Even worse are the trends in treating women's medical complaints which follow fad rather than proper medical studies, not to mention a general tendency to assume that everything that goes wrong with a woman's body is connected to her reproductive system. (There is another book that's got a lot of press recently about how the whole 'scientific proof' of women being programmed by evolution to be gatherers while men are programmed to be hunters, along with all other supposedly gender-based scientific differences, being absolute tosh, but this book foreshadows that point.)
One issue I should raise is that Ehrenreich and English are only interested in American women in their time period. Which is fair enough - the social pressures forming women at this period are completely different in America than they are in the UK. However, it seems only fair to mention that the book focuses on the one specific country, although it does a reasonably good job of dealing with class and racial differences instead of discussing the monolith of 'woman'.

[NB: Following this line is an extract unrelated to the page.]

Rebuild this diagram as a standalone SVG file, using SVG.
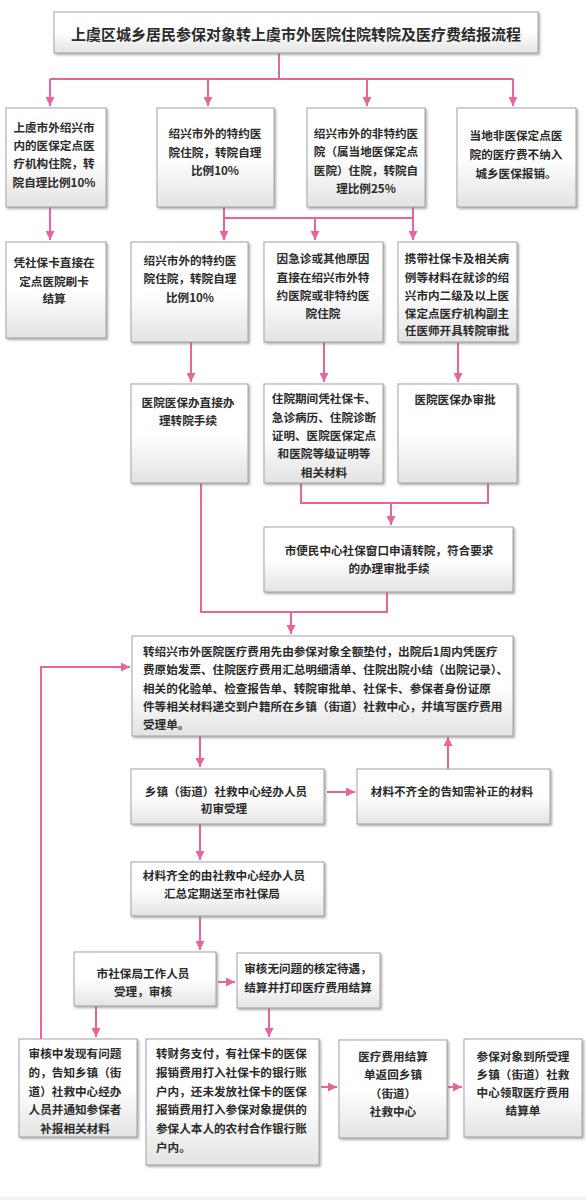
<svg xmlns="http://www.w3.org/2000/svg" width="586" height="1200" viewBox="0 0 586 1200">
<defs>
<linearGradient id="g" x1="0" y1="0" x2="0" y2="1">
<stop offset="0" stop-color="#ffffff"/>
<stop offset="0.5" stop-color="#ffffff"/>
<stop offset="1" stop-color="#e3e3e3"/>
</linearGradient>
<filter id="sh" x="-10%" y="-10%" width="120%" height="130%">
<feDropShadow dx="1.5" dy="1.5" stdDeviation="1" flood-color="#777" flood-opacity="0.6"/>
</filter>
<marker id="ar" viewBox="0 0 10 10" refX="10" refY="5" markerWidth="9" markerHeight="9" markerUnits="userSpaceOnUse" orient="auto">
<path d="M0,0 L10,5 L0,10 z" fill="#e8649a"/>
</marker>
</defs>
<style>
.b{fill:url(#g);stroke:#a3a3a3;stroke-width:1;filter:url(#sh)}
text{font-family:"Noto Sans CJK SC","Liberation Sans",sans-serif;font-size:11.6px;fill:#2b2b2b;font-weight:bold;dominant-baseline:central}
.c{text-anchor:middle}
.t{font-size:15px}
.ln{fill:none;stroke:#e8649a;stroke-width:2}
.a{marker-end:url(#ar)}
</style>
<rect x="0" y="1197" width="586" height="3" fill="#f2f2f2"/>
<g id="connectors">
<path class="ln" d="M279,53 V79 M50,79 H513"/>
<path class="ln a" d="M50,79 V106"/>
<path class="ln a" d="M208,79 V106"/>
<path class="ln a" d="M367,79 V106"/>
<path class="ln a" d="M513,79 V106"/>
<path class="ln a" d="M50,207 V240"/>
<path class="ln" d="M224,207 V218 H413"/>
<path class="ln a" d="M224,218 V240"/>
<path class="ln a" d="M315,218 V240"/>
<path class="ln a" d="M413,207 V240"/>
<path class="ln a" d="M191,342 V382"/>
<path class="ln a" d="M324,342 V382"/>
<path class="ln a" d="M458,342 V382"/>
<path class="ln" d="M301,483 V503 H488 V483"/>
<path class="ln a" d="M391,503 V525"/>
<path class="ln" d="M201,483 V612 H387 V592"/>
<path class="ln a" d="M291,612 V634"/>
<path class="ln a" d="M200,736 V767"/>
<path class="ln a" d="M327,792 H355"/>
<path class="ln a" d="M448,769 V737"/>
<path class="ln a" d="M200,824 V860"/>
<path class="ln a" d="M200,916 V950"/>
<path class="ln a" d="M218,982 H235"/>
<path class="ln a" d="M96,1006 V1037"/>
<path class="ln a" d="M269,1008 V1037"/>
<path class="ln a" d="M41,1039 V667 H130"/>
<path class="ln a" d="M321,1087 H337"/>
<path class="ln a" d="M448,1087 H462"/>
</g>
<g id="title">
<rect class="b" x="54" y="12" width="484" height="41"/>
<text class="c t" x="296" y="33">上虞区城乡居民参保对象转上虞市外医院住院转院及医疗费结报流程</text>
</g>
<g id="n1">
<rect class="b" x="6" y="108" width="100" height="99"/>
<text class="c" x="54" y="127">上虞市外绍兴市</text>
<text class="c" x="54" y="145">内的医保定点医</text>
<text class="c" x="54" y="163">疗机构住院，转</text>
<text class="c" x="54" y="182">院自理比例10%</text>
</g>
<g id="n2">
<rect class="b" x="157" y="108" width="117" height="99"/>
<text class="c" x="215" y="133">绍兴市外的特约医</text>
<text class="c" x="215" y="152">院住院，转院自理</text>
<text class="c" x="215" y="170">比例10%</text>
</g>
<g id="n3">
<rect class="b" x="307" y="108" width="118" height="99"/>
<text class="c" x="366" y="133">绍兴市外的非特约医</text>
<text class="c" x="366" y="151">院（属当地医保定点</text>
<text class="c" x="366" y="170">医院）住院，转院自</text>
<text class="c" x="366" y="188">理比例25%</text>
</g>
<g id="n4">
<rect class="b" x="457" y="108" width="119" height="99"/>
<text class="c" x="516" y="135">当地非医保定点医</text>
<text class="c" x="516" y="154">院的医疗费不纳入</text>
<text class="c" x="516" y="173">城乡医保报销。</text>
</g>
<g id="n5">
<rect class="b" x="6" y="242" width="100" height="96"/>
<text class="c" x="54" y="262">凭社保卡直接在</text>
<text class="c" x="54" y="281">定点医院刷卡</text>
<text class="c" x="54" y="298">结算</text>
</g>
<g id="n6">
<rect class="b" x="131" y="242" width="117" height="100"/>
<text class="c" x="190" y="260">绍兴市外的特约医</text>
<text class="c" x="190" y="278">院住院，转院自理</text>
<text class="c" x="190" y="297">比例10%</text>
</g>
<g id="n7">
<rect class="b" x="264" y="242" width="119" height="100"/>
<text class="c" x="323" y="258">因急诊或其他原因</text>
<text class="c" x="323" y="277">直接在绍兴市外特</text>
<text class="c" x="323" y="295">约医院或非特约医</text>
<text class="c" x="323" y="313">院住院</text>
</g>
<g id="n8">
<rect class="b" x="398" y="242" width="119" height="100"/>
<text class="c" x="457" y="258">携带社保卡及相关病</text>
<text class="c" x="457" y="277">例等材料在就诊的绍</text>
<text class="c" x="457" y="295">兴市内二级及以上医</text>
<text class="c" x="457" y="313">保定点医疗机构副主</text>
<text class="c" x="457" y="330">任医师开具转院审批</text>
</g>
<g id="n9">
<rect class="b" x="131" y="384" width="117" height="99"/>
<text class="c" x="188" y="402">医院医保办直接办</text>
<text class="c" x="188" y="420">理转院手续</text>
</g>
<g id="n10">
<rect class="b" x="264" y="384" width="119" height="99"/>
<text class="c" x="324" y="398">住院期间凭社保卡、</text>
<text class="c" x="324" y="417">急诊病历、住院诊断</text>
<text class="c" x="324" y="435">证明、医院医保定点</text>
<text class="c" x="324" y="453">和医院等级证明等</text>
<text class="c" x="324" y="472">相关材料</text>
</g>
<g id="n11">
<rect class="b" x="398" y="384" width="119" height="99"/>
<text class="c" x="455" y="399">医院医保办审批</text>
</g>
<g id="n12">
<rect class="b" x="264" y="527" width="249" height="65"/>
<text class="c" x="389" y="550">市便民中心社保窗口申请转院，符合要求</text>
<text class="c" x="389" y="568">的办理审批手续</text>
</g>
<g id="n13">
<rect class="b" x="132" y="636" width="381" height="100"/>
<text x="143" y="651">转绍兴市外医院医疗费用先由参保对象全额垫付，出院后1周内凭医疗</text>
<text x="143" y="669">费原始发票、住院医疗费用汇总明细清单、住院出院小结（出院记录）、</text>
<text x="143" y="688">相关的化验单、检查报告单、转院审批单、社保卡、参保者身份证原</text>
<text x="143" y="706">件等相关材料递交到户籍所在乡镇（街道）社救中心，并填写医疗费用</text>
<text x="143" y="724">受理单。</text>
</g>
<g id="n14">
<rect class="b" x="131" y="769" width="193" height="55"/>
<text class="c" x="226" y="791">乡镇（街道）社救中心经办人员</text>
<text class="c" x="224" y="808">初审受理</text>
</g>
<g id="n15">
<rect class="b" x="357" y="769" width="193" height="55"/>
<text class="c" x="452" y="791">材料不齐全的告知需补正的材料</text>
</g>
<g id="n16">
<rect class="b" x="131" y="862" width="193" height="54"/>
<text class="c" x="224" y="875">材料齐全的由社救中心经办人员</text>
<text class="c" x="222" y="893">汇总定期送至市社保局</text>
</g>
<g id="n17">
<rect class="b" x="74" y="952" width="142" height="54"/>
<text class="c" x="143" y="973">市社保局工作人员</text>
<text class="c" x="143" y="991">受理，审核</text>
</g>
<g id="n18">
<rect class="b" x="237" y="953" width="143" height="55"/>
<text class="c" x="308" y="968">审核无问题的核定待遇，</text>
<text class="c" x="308" y="987">结算并打印医疗费用结算</text>
</g>
<g id="n19">
<rect class="b" x="19" y="1039" width="118" height="98"/>
<text class="c" x="75" y="1053">审核中发现有问题</text>
<text class="c" x="75" y="1072">的，告知乡镇（街</text>
<text class="c" x="75" y="1091">道）社救中心经办</text>
<text class="c" x="75" y="1109">人员并通知参保者</text>
<text class="c" x="75" y="1128">补报相关材料</text>
</g>
<g id="n20">
<rect class="b" x="146" y="1039" width="173" height="126"/>
<text x="156" y="1053">转财务支付，有社保卡的医保</text>
<text x="156" y="1072">报销费用打入社保卡的银行账</text>
<text x="156" y="1091">户内，还未发放社保卡的医保</text>
<text x="156" y="1109">报销费用打入参保对象提供的</text>
<text x="156" y="1128">参保人本人的农村合作银行账</text>
<text x="156" y="1147">户内。</text>
</g>
<g id="n21">
<rect class="b" x="339" y="1040" width="108" height="98"/>
<text class="c" x="393" y="1056">医疗费用结算</text>
<text class="c" x="393" y="1074">单返回乡镇</text>
<text class="c" x="393" y="1093">（街道）</text>
<text class="c" x="393" y="1111">社救中心</text>
</g>
<g id="n22">
<rect class="b" x="464" y="1039" width="118" height="98"/>
<text class="c" x="523" y="1056">参保对象到所受理</text>
<text class="c" x="523" y="1074">乡镇（街道）社救</text>
<text class="c" x="523" y="1092">中心领取医疗费用</text>
<text class="c" x="523" y="1110">结算单</text>
</g>
</svg>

I am hoping that most of my female readers already bring a healthy dose of scepticism with them whenever they read that something has been 'scientifically proven' to be good for you or bad for you or the next best way to parent or... well, anything that's sold to you, as a woman, from an Expert whose sole authority lies in their Expertness. That said, if you are interested in the history of Things Told To Women By Experts and how contradictory the shifting narratives are, this is a well-written and informative book to read.
Through the Brick Wall: How to Job-Hunt in a Tight Market – Kate Wendleton
This was recommended by the authors of So What Are You Going To Do With That? as being a Useful Book. In some ways, it was a useful book. The main point of it is that One Never Gives Up - No is never No, you just keep going. In some ways, it's trying to be an updated What Colour Is Your Parachute? for the 1990s, and as such I have to say that I disliked some of the very pushy, authoritative, and frankly occasionally rather amoral advice given. (Alright, the advice itself was often fine, but the tone grated.)
It did give me a new perspective on material I'd read in other books, particularly in terms of how to efficiently prepare for your job search, manage your research, really work out what it is you're after. Even though I didn't follow up some of the exercises here in quite the same way I have from Parachute, I still found things sticking and bubbling away as I was reading, which I found helpful in clarifying some issues. However, this book is also written essentially as the 'take away' manual from something called the The Five O'Clock Club, which Wendleton founded. It's a job hunting support group, which seeks to provide support to job hunters as well as useful strategies for them to use. The original New York group seems to have been aimed mainly at business executives or people interested in sales (i.e. not my profile), and a lot of the book is very targeted at that audience.
Also - very American. I am not sure it would transfer as well as Parachute to a UK readership, so probably best not to try. Even for an American reader, I suspect that some of the stuff here is very dated (no reference to e-mail, for instance), and it's much more of a book from which to pick and choose what's helpful for you. So worth mining, but only after you've read some other things first and know which gaps this will helpfully fill.